Steeling our resolve—this time, really, we mean it—is, of course, a lot different than putting steel on target. Hours after Carter’s statement, the Pentagon detailed, as it has done pretty much every day for nearly two years, the 32 strikes against assorted ISIS targets it had conducted over the prior 24 hours. Manned and unmanned aircraft took out, among other targets, a pair of oil wells, a light machine gun, a front-end loader and a “cave entrance” in Syria. In Iraq, U.S.-led air attacks “denied ISIL access to terrain … suppressed an ISIL mortar position … suppressed an ISIL machine gun position … and suppressed a separate ISIL tactical unit.” No matter it’s tallied, this is not a bombardment for the record books.

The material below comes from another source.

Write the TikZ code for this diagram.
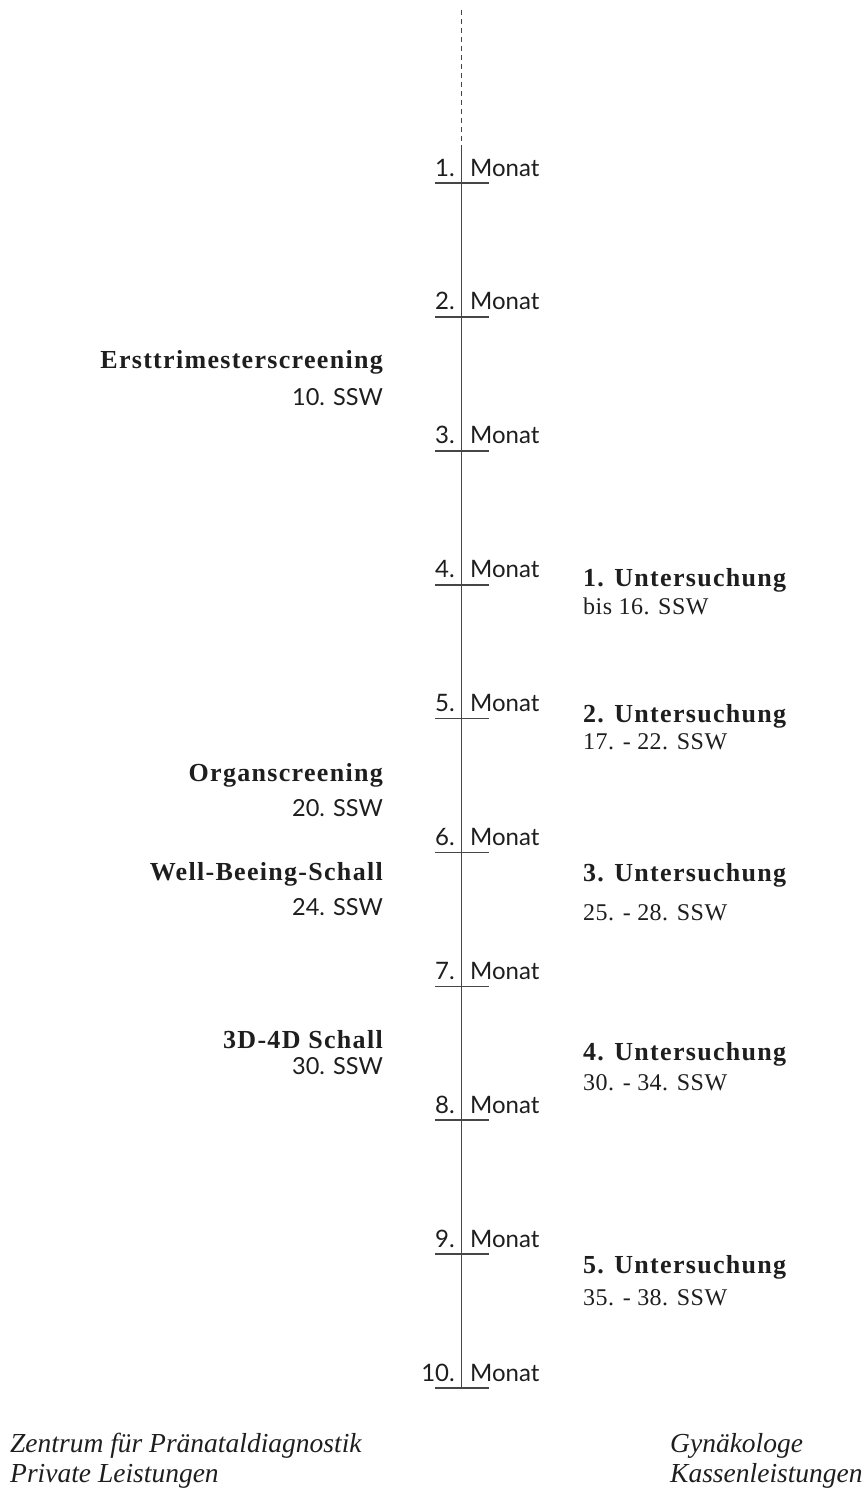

The challenge for Obama and his successor is to come up with a battle plan that punishes ISIS more forcefully while sustaining the support of the American people. Maintaining that balance can be difficult. Congress has been so fearful of getting its hands bloody that it has refused to pass a resolution explicitly authorizing war on ISIS. Young Americans are risking their lives every day under a congressional resolution passed a week after the 9/11 attacks to go after al Qaeda, Osama bin Laden and the Taliban government of Afghanistan that shielded them.

The danger is that if more such lone-wolf attacks occur, the political pressure to strike ISIS harder may eclipse the military utility of such a move. As every military strategist know, bullets can’t kill an idea, no matter how foul. “Airstrikes will not destroy the ideology of ISIS, which seems right now to be what motivated the Orlando terror attack,” Barno says. “Rejecting the violent radical ideology of ISIS and al Qaeda will have to ultimately come from within the Middle East and its people, not simply from the West.”